Understanding Semantic Perturbations on In-Processing Generative Image Watermarks
Published on arXiv
2603.27513
Output Integrity Attack
OWASP ML Top 10 — ML09
Key Finding
Watermark detectability drops to near-zero under semantic edits while image quality remains high, even for methods robust to conventional perturbations
The widespread deployment of high-fidelity generative models has intensified the need for reliable mechanisms for provenance and content authentication. In-processing watermarking, embedding a signature into the generative model's synthesis procedure, has been advocated as a solution and is often reported to be robust to standard post-processing (such as geometric transforms and filtering). Yet robustness to semantic manipulations that alter high-level scene content while maintaining reasonable visual quality is not well studied or understood. We introduce a simple, multi-stage framework for systematically stress-testing in-processing generative watermarks under semantic drift.

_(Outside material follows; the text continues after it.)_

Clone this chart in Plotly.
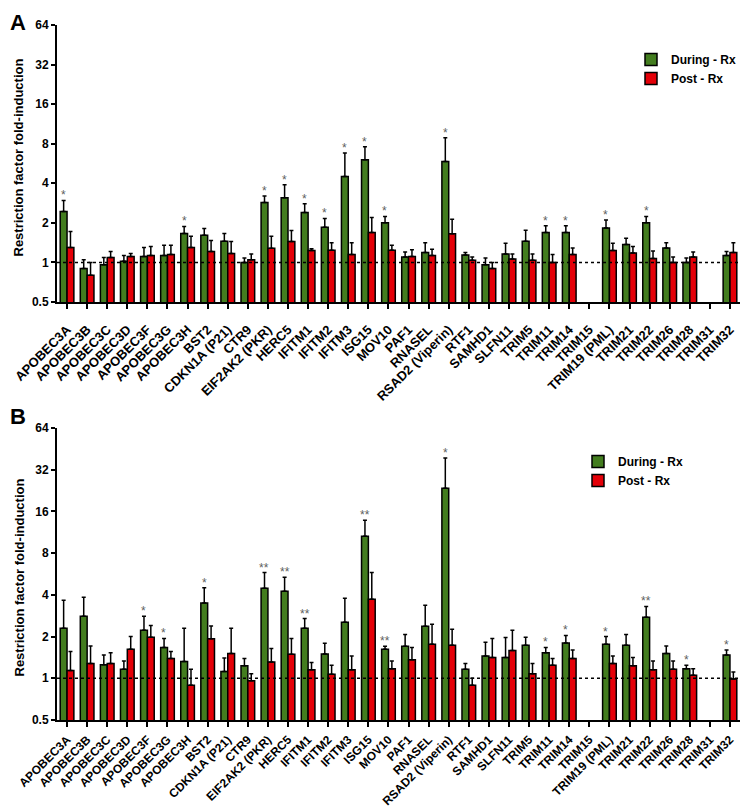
import plotly.graph_objects as go
import math

categories = ["APOBEC3A", "APOBEC3B", "APOBEC3C", "APOBEC3D", "APOBEC3F", "APOBEC3G", "APOBEC3H",
              "BST2", "CDKN1A (P21)", "CTR9", "EIF2AK2 (PKR)", "HERC5", "IFITM1", "IFITM2", "IFITM3",
              "ISG15", "MOV10", "PAF1", "RNASEL", "RSAD2 (Viperin)", "RTF1", "SAMHD1", "SLFN11",
              "TRIM5", "TRIM11", "TRIM14", "TRIM15", "TRIM19 (PML)", "TRIM21", "TRIM22", "TRIM26",
              "TRIM28", "TRIM31", "TRIM32"]

# Panel A
a_during     = [2.44, 0.90, 0.96, 1.02, 1.11, 1.13, 1.66, 1.61, 1.45, 1.00, 2.86, 3.10, 2.40, 1.85, 4.50, 6.05, 2.00,
                1.10, 1.19, 5.85, 1.14, 0.96, 1.16, 1.45, 1.69, 1.69, None, 1.83, 1.37, 2.00, 1.29, 1.00, None, 1.13]
a_during_top = [2.96, 1.05, 1.09, 1.13, 1.30, 1.35, 1.88, 1.81, 1.66, 1.08, 3.20, 3.90, 2.80, 2.16, 6.80, 7.60, 2.24,
                1.20, 1.41, 8.90, 1.19, 1.08, 1.40, 1.76, 1.90, 1.90, None, 2.10, 1.53, 2.24, 1.41, 1.08, None, 1.21]
a_post       = [1.30, 0.80, 1.09, 1.11, 1.13, 1.15, 1.30, 1.21, 1.17, 1.05, 1.28, 1.44, 1.23, 1.24, 1.15, 1.69, 1.24,
                1.11, 1.13, 1.65, 1.04, 0.90, 1.06, 1.04, 1.00, 1.15, None, 1.23, 1.18, 1.07, 1.00, 1.10, None, 1.19]
a_post_top   = [1.72, 1.00, 1.21, 1.17, 1.32, 1.35, 1.58, 1.47, 1.44, 1.16, 1.58, 1.75, 1.27, 1.41, 1.41, 2.20, 1.35,
                1.25, 1.26, 2.13, 1.10, 1.00, 1.16, 1.16, 1.15, 1.29, None, 1.40, 1.32, 1.22, 1.10, 1.20, None, 1.41]
a_sig = ["*", "", "", "", "", "", "*", "", "", "", "*", "*", "*", "*", "*", "*", "*",
         "", "", "*", "", "", "", "", "*", "*", "", "*", "", "*", "", "", "", ""]

# Panel B
b_during     = [2.30, 2.80, 1.25, 1.16, 2.22, 1.67, 1.32, 3.50, 1.12, 1.23, 4.46, 4.25, 2.30, 1.50, 2.54, 10.6, 1.62,
                1.70, 2.37, 23.5, 1.16, 1.45, 1.41, 1.73, 1.53, 1.80, None, 1.76, 1.73, 2.76, 1.51, 1.17, None, 1.47]
b_during_top = [3.66, 3.84, 1.47, 1.33, 2.80, 1.94, 2.30, 4.50, 1.40, 1.39, 5.80, 5.36, 2.70, 1.79, 3.78, 13.8, 1.70,
                2.07, 3.36, 38.8, 1.28, 1.82, 1.97, 1.98, 1.67, 2.04, None, 2.00, 2.07, 3.30, 1.71, 1.24, None, 1.60]
b_post       = [1.14, 1.28, 1.28, 1.62, 1.98, 1.39, 0.89, 1.93, 1.51, 0.96, 1.31, 1.49, 1.15, 1.07, 1.15, 3.72, 1.17,
                1.36, 1.76, 1.73, 0.89, 1.41, 1.59, 1.08, 1.24, 1.39, None, 1.28, 1.23, 1.15, 1.16, 1.05, None, 0.99]
b_post_top   = [1.56, 1.71, 1.53, 2.00, 2.40, 1.56, 1.16, 2.38, 2.30, 1.08, 1.64, 1.94, 1.30, 1.24, 1.45, 5.80, 1.33,
                1.67, 2.45, 2.26, 1.00, 1.94, 2.22, 1.28, 1.39, 1.60, None, 1.45, 1.41, 1.33, 1.33, 1.17, None, 1.11]
b_sig = ["", "", "", "", "*", "*", "", "*", "", "", "**", "**", "**", "", "", "**", "**",
         "", "", "*", "", "", "", "", "*", "*", "", "*", "", "**", "", "*", "", "*"]

series_names = ["During - Rx", "Post - Rx"]
tick_vals = [0.5, 1, 2, 4, 8, 16, 32, 64]
tick_text = ["0.5", "1", "2", "4", "8", "16", "32", "64"]
y_title = "Restriction factor fold-induction"

GREEN = "#437d1f"
RED = "#e40008"
FONT = "Liberation Sans, Arial, sans-serif"

W, H, OFF = 742, 803, 8  # page body margin offset


def fx(px):
    return (px - OFF) / W


def fy(py):
    return 1 - (py - OFF) / H


def errs(vals, tops):
    return [None if v is None else t - v for v, t in zip(vals, tops)]


fig = go.Figure()

panels = [
    ("x", "y", "legend", a_during, a_during_top, a_post, a_post_top, a_sig),
    ("x2", "y2", "legend2", b_during, b_during_top, b_post, b_post_top, b_sig),
]
for xa, ya, lg, d, dt, p, pt, sig in panels:
    for name, vals, tops, col in [(series_names[0], d, dt, GREEN), (series_names[1], p, pt, RED)]:
        fig.add_trace(go.Bar(
            x=categories, y=vals, name=name, xaxis=xa, yaxis=ya, legend=lg,
            marker=dict(color=col, line=dict(color="black", width=1.5)),
            error_y=dict(type="data", symmetric=False, array=errs(vals, tops),
                         arrayminus=[0] * len(vals), color="black", thickness=1.5, width=2),
        ))
    for c, s, t in zip(categories, sig, dt):
        if s and t is not None:
            fig.add_annotation(x=c, y=math.log10(t), xref=xa, yref=ya, text=s, showarrow=False,
                               xshift=-3.5, yshift=-4, yanchor="bottom",
                               font=dict(family=FONT, size=12, color="#606060"))
    fig.add_shape(type="line", xref=xa + " domain", yref=ya, x0=0, x1=1, y0=1, y1=1,
                  line=dict(color="black", width=1.5, dash="dot"))

xdom = [fx(57), fx(740)]
ydomA = [fy(302), fy(25)]
ydomB = [fy(720), fy(428)]

xax = dict(domain=xdom, showline=True, linecolor="black", linewidth=2, ticks="outside",
           ticklen=5, tickwidth=1.5, tickcolor="black", tickangle=-45, automargin=False,
           showgrid=False, range=[-0.5, len(categories) - 0.5])
yax = dict(type="log", range=[math.log10(0.5), math.log10(64)], tickvals=tick_vals, ticktext=tick_text,
           showline=True, linecolor="black", linewidth=2, ticks="outside", ticklen=4, tickwidth=2,
           tickcolor="black", showgrid=False, zeroline=False, automargin=False,
           tickfont=dict(family=FONT, size=12, color="black", weight="bold"))

fig.update_layout(
    width=W, height=H, margin=dict(l=0, r=0, t=0, b=0, autoexpand=False),
    paper_bgcolor="white", plot_bgcolor="white",
    barmode="group", bargap=0.32, bargroupgap=0.0,
    xaxis=dict(xax, anchor="y", ticklabelstandoff=8,
               tickfont=dict(family=FONT, size=13, color="black", weight="bold")),
    yaxis=dict(yax, domain=ydomA, anchor="x"),
    xaxis2=dict(xax, anchor="y2", ticklabelstandoff=1,
                tickfont=dict(family=FONT, size=12, color="black", weight="bold")),
    yaxis2=dict(yax, domain=ydomB, anchor="x2"),
    legend=dict(x=fx(631), y=fy(45), xanchor="left", yanchor="top", bgcolor="rgba(0,0,0,0)",
                font=dict(family=FONT, size=12, color="black", weight="bold"), tracegroupgap=0),
    legend2=dict(x=fx(578), y=fy(447), xanchor="left", yanchor="top", bgcolor="rgba(0,0,0,0)",
                 font=dict(family=FONT, size=12, color="black", weight="bold"), tracegroupgap=0),
    showlegend=True,
)
for y_c in (158, 578):
    fig.add_annotation(text=y_title, x=fx(9), y=fy(y_c), xref="paper", yref="paper", showarrow=False,
                       textangle=-90, xanchor="left", yanchor="middle",
                       font=dict(family=FONT, size=13, color="black", weight="bold"))
fig.add_annotation(text="A", x=0, y=1, xref="paper", yref="paper", showarrow=False,
                   xanchor="left", yanchor="top", font=dict(family=FONT, size=22, color="black", weight="bold"))
fig.add_annotation(text="B", x=0, y=fy(402), xref="paper", yref="paper", showarrow=False,
                   xanchor="left", yanchor="top", font=dict(family=FONT, size=22, color="black", weight="bold"))

fig.write_html("out.html")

The framework utilizes off-the-shelf models for object detection, mask generation, and semantically guided inpainting or regeneration to produce controlled, meaning-altering edits with minimal perceptual degradation. Based on extensive experiments on representative schemes, we find that robustness varies significantly with the degree of semantic entanglement: methods by which watermarks remain detectable under a broad suite of conventional perturbations can fail under semantic edits, with watermark detectability in many cases dropping to near zero while image quality remains high. Overall, our results reveal a critical gap in current watermarking evaluations and suggest that watermark designs and benchmarking must explicitly account for robustness against semantic manipulation.
Key Contributions
- Multi-stage framework for semantic watermark attacks using object detection, mask generation, and guided inpainting
- Empirical demonstration that in-processing watermarks (Stable-Signature, Tree-Ring, Gaussian Shading) fail under semantic edits while surviving pixel-level perturbations
- Reveals critical gap in watermark evaluation: semantic entanglement determines robustness, not just pixel-level resilience
🛡️ Threat Analysis
Paper attacks content watermarking schemes embedded in generative models. Semantic manipulation attacks (object replacement, inpainting) remove watermarks from AI-generated images while preserving visual quality — this is an attack on output integrity/content provenance, specifically watermark removal via semantic edits rather than pixel-level perturbations.